The line containing "MultipleLocator, NullFormatter)" marks the end: extract everything from the first line of the data through that line, exactly, with no pictures.

(begin)

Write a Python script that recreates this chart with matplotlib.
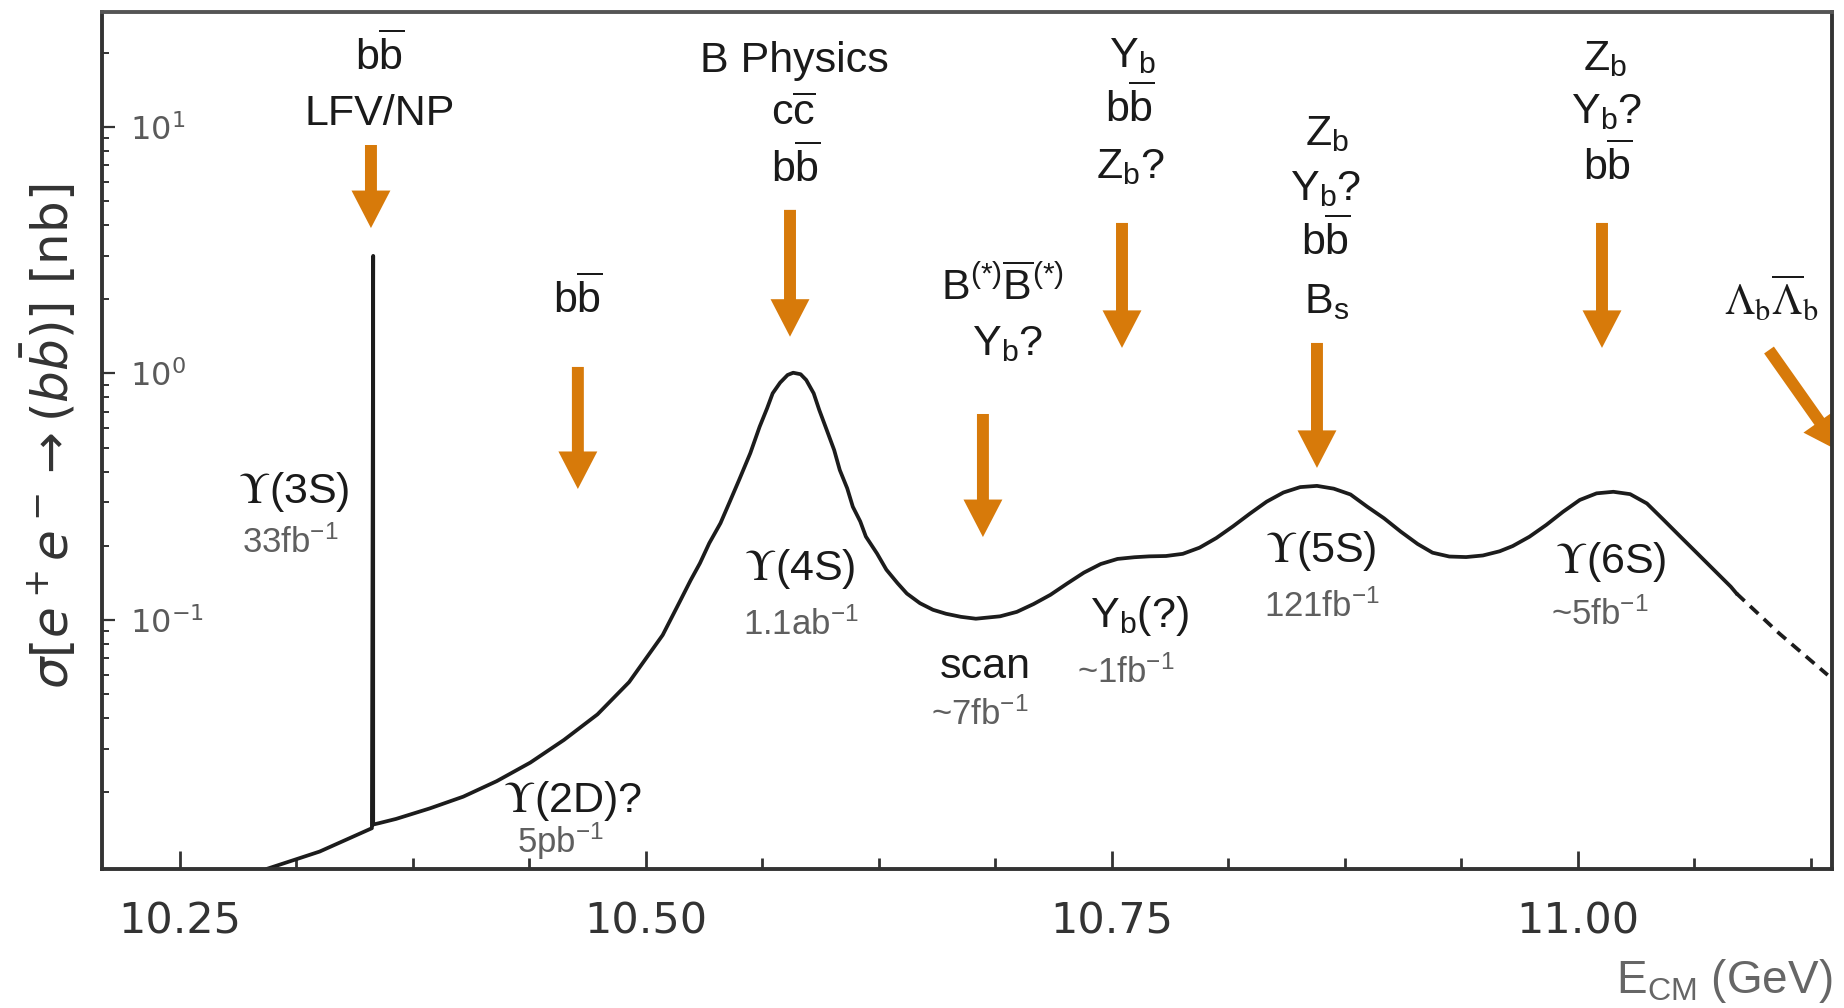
import matplotlib

matplotlib.use("Agg")
import matplotlib.pyplot as plt
import numpy as np
from matplotlib.patches import FancyArrowPatch
from matplotlib.ticker import (FixedLocator, FormatStrFormatter, LogLocator,
                               MultipleLocator, NullFormatter)

# "custom" mathtext is used for the Arial-like annotations
plt.rcParams["mathtext.rm"] = "Liberation Sans"
plt.rcParams["mathtext.it"] = "Liberation Sans:italic"
plt.rcParams["mathtext.bf"] = "Liberation Sans:bold"
plt.rcParams["mathtext.sf"] = "Liberation Sans"

# cross section curve (GeV, nb)
energy = [10.297, 10.325, 10.353, 10.3537, 10.3537, 10.357, 10.366, 10.384,
          10.402, 10.420, 10.438, 10.456, 10.474, 10.491, 10.509, 10.518,
          10.524, 10.529, 10.534, 10.540, 10.545, 10.550, 10.556, 10.561,
          10.565, 10.568, 10.572, 10.576, 10.579, 10.583, 10.586, 10.590,
          10.593, 10.597, 10.601, 10.604, 10.608, 10.611, 10.615, 10.618,
          10.624, 10.629, 10.635, 10.640, 10.647, 10.654, 10.661, 10.669,
          10.677, 10.690, 10.699, 10.708, 10.717, 10.726, 10.735, 10.744,
          10.753, 10.762, 10.770, 10.779, 10.788, 10.797, 10.806, 10.815,
          10.824, 10.833, 10.842, 10.851, 10.860, 10.869, 10.878, 10.887,
          10.896, 10.905, 10.914, 10.922, 10.931, 10.940, 10.949, 10.958,
          10.965, 10.974, 10.983, 10.992, 11.001, 11.010, 11.019, 11.028,
          11.037, 11.046, 11.055, 11.064, 11.073, 11.082, 11.085]
sigma = [0.0098, 0.0115, 0.0143, 3.0, 0.0148, 0.0150, 0.0156, 0.0172,
         0.0192, 0.0222, 0.0264, 0.0326, 0.0414, 0.0560, 0.0869, 0.118,
         0.145, 0.170, 0.205, 0.247, 0.302, 0.370, 0.475, 0.608,
         0.722, 0.831, 0.918, 0.986, 1.007, 0.993, 0.941, 0.831,
         0.711, 0.590, 0.489, 0.406, 0.342, 0.288, 0.251, 0.218,
         0.186, 0.160, 0.141, 0.128, 0.117, 0.110, 0.106, 0.103,
         0.1012, 0.1035, 0.1079, 0.1161, 0.1265, 0.1406, 0.1557, 0.1687,
         0.1769, 0.1797, 0.1812, 0.1818, 0.1855, 0.1965, 0.215, 0.240,
         0.270, 0.302, 0.329, 0.346, 0.350, 0.341, 0.323, 0.288,
         0.2585, 0.2281, 0.2034, 0.1875, 0.1809, 0.1800, 0.1827, 0.1900,
         0.1995, 0.2177, 0.2430, 0.2748, 0.3069, 0.3264, 0.3312, 0.3240,
         0.2970, 0.2546, 0.2177, 0.1864, 0.1595, 0.1365, 0.1283]
# extrapolated part (dashed)
energy_tail = [11.085, 11.108, 11.134]
sigma_tail = [0.1283, 0.0882, 0.0598]

x_ticks = [10.25, 10.50, 10.75, 11.00]
y_ticks = [0.1, 1, 10]

# arrows: (E tail, sigma tail, E tip, sigma tip)
arrows = [
    (10.3525, 8.45, 10.3525, 3.89),
    (10.4635, 1.063, 10.4635, 0.340),
    (10.5773, 4.61, 10.5773, 1.41),
    (10.6808, 0.685, 10.6808, 0.217),
    (10.7554, 4.08, 10.7554, 1.27),
    (10.8600, 1.33, 10.8600, 0.414),
    (11.0129, 4.08, 11.0129, 1.27),
    (11.1025, 1.245, 11.1411, 0.480),
]

BB = r"b$\overline{\mathrm{b}}$"
# physics labels (black, Arial-like)
physics_labels = [
    (10.3573, 17.03, BB),
    (10.3573, 10.19, "LFV/NP"),
    (10.4635, 1.759, BB),
    (10.5794, 16.71, "B Physics"),
    (10.5794, 10.19, r"c$\overline{\mathrm{c}}$"),
    (10.5805, 5.98, BB),
    (10.6915, 1.987, r"B$^{\mathrm{(*)}}\overline{\mathrm{B}}^{\mathrm{(*)}}$"),
    (10.6942, 1.189, r"Y$_{\mathrm{b}}$?"),
    (10.7608, 17.51, r"Y$_{\mathrm{b}}$"),
    (10.7597, 10.48, BB),
    (10.7597, 6.21, r"Z$_{\mathrm{b}}$?"),
    (10.8654, 8.45, r"Z$_{\mathrm{b}}$"),
    (10.8649, 5.06, r"Y$_{\mathrm{b}}$?"),
    (10.8649, 3.025, BB),
    (10.8654, 1.759, r"B$_{\mathrm{s}}$"),
    (11.0145, 17.03, r"Z$_{\mathrm{b}}$"),
    (11.0156, 10.38, r"Y$_{\mathrm{b}}$?"),
    (11.0161, 6.10, BB),
    (10.6819, 0.0582, "scan"),
    (10.7645, 0.0937, r"Y$_{\mathrm{b}}$(?)"),
]

# resonance labels
resonances = [
    (10.3112, 0.298, r"$\Upsilon$(3S)"),
    (10.4608, 0.01664, r"$\Upsilon$(2D)?"),
    (10.5826, 0.1453, r"$\Upsilon$(4S)"),
    (10.8622, 0.1719, r"$\Upsilon$(5S)"),
    (11.0177, 0.1551, r"$\Upsilon$(6S)"),
    (11.1036, 1.727, r"$\Lambda_{\mathrm{b}}\overline{\Lambda}_{\mathrm{b}}$"),
]

# integrated luminosities (grey)
luminosities = [
    (10.3090, 0.187, "33fb$^{-1}$"),
    (10.4544, 0.01134, "5pb$^{-1}$"),
    (10.5832, 0.0869, "1.1ab$^{-1}$"),
    (10.6792, 0.0375, "~7fb$^{-1}$"),
    (10.7575, 0.0555, "~1fb$^{-1}$"),
    (10.8627, 0.1029, "121fb$^{-1}$"),
    (11.0118, 0.0954, "~5fb$^{-1}$"),
]

ORANGE = "#D77A0A"
CURVE = "#1c1c1c"
DARK = "#333333"

fig = plt.figure(figsize=(18.44, 10.08), dpi=100)
ax = fig.add_axes([0.0553, 0.1379, 0.9382, 0.8502])
ax.set_yscale("log")

ax.plot(energy, sigma, color=CURVE, lw=2.7, solid_joinstyle="round")
ax.plot(energy_tail, sigma_tail, color=CURVE, lw=2.7, ls=(0, (3, 2)))

ax.set_xlim(10.2082, 11.1363)
ax.set_ylim(0.00977, 29.27)

ax.xaxis.set_major_locator(FixedLocator(x_ticks))
ax.xaxis.set_minor_locator(MultipleLocator(0.0625))
ax.xaxis.set_major_formatter(FormatStrFormatter("%.2f"))
ax.yaxis.set_major_locator(FixedLocator(y_ticks))
ax.yaxis.set_minor_locator(LogLocator(base=10, subs=np.arange(2, 10), numticks=30))
ax.yaxis.set_minor_formatter(NullFormatter())

ax.tick_params(axis="x", which="major", direction="in", length=13, width=2,
               pad=23, labelsize=31, labelcolor=DARK, color=DARK)
ax.tick_params(axis="x", which="minor", direction="in", length=8, width=2, color=DARK)
ax.tick_params(axis="y", which="major", direction="in", length=9, width=1.6,
               pad=-20, labelsize=23, labelcolor="#5a5a5a", color=DARK)
ax.tick_params(axis="y", which="minor", direction="in", length=5, width=1.4, color=DARK)
for lbl in ax.get_yticklabels():
    lbl.set_horizontalalignment("left")

for spine in ax.spines.values():
    spine.set_linewidth(2.8)
    spine.set_color(DARK)
ax.spines["top"].set_color("#555555")

ax.set_ylabel(r"$\sigma[e^+e^-\to(b\bar{b})]$ [nb]", fontsize=36, color=DARK)
ax.yaxis.set_label_coords(-0.013, 0.505)
ax.set_xlabel(r"E$_{\mathrm{CM}}$ (GeV)", loc="right", fontsize=33, color="#666666",
              family="Liberation Sans", math_fontfamily="custom")
ax.xaxis.set_label_coords(1.0, -0.103)

for xa, ya, xb, yb in arrows:
    ax.add_patch(FancyArrowPatch(
        (xa, ya), (xb, yb),
        arrowstyle="simple, head_length=27, head_width=28, tail_width=8.6",
        mutation_scale=1, color=ORANGE, lw=0, shrinkA=0, shrinkB=0))

for x, y, s in physics_labels:
    ax.text(x, y, s, ha="center", va="baseline", fontsize=31, color="#1a1a1a",
            family="Liberation Sans", math_fontfamily="custom")
for x, y, s in resonances:
    ax.text(x, y, s, ha="center", va="baseline", fontsize=31, color="#1a1a1a",
            family="Liberation Sans", math_fontfamily="stix")
for x, y, s in luminosities:
    ax.text(x, y, s, ha="center", va="baseline", fontsize=25, color="#5f5f5f",
            family="Liberation Sans", math_fontfamily="custom")

fig.savefig("out.png", dpi=100)
plt.close(fig)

(end)

Result for this task -
Write a Python script that recreates this chart with matplotlib.
import matplotlib

matplotlib.use("Agg")
import matplotlib.pyplot as plt
import numpy as np
from matplotlib.patches import FancyArrowPatch
from matplotlib.ticker import (FixedLocator, FormatStrFormatter, LogLocator,
                               MultipleLocator, NullFormatter)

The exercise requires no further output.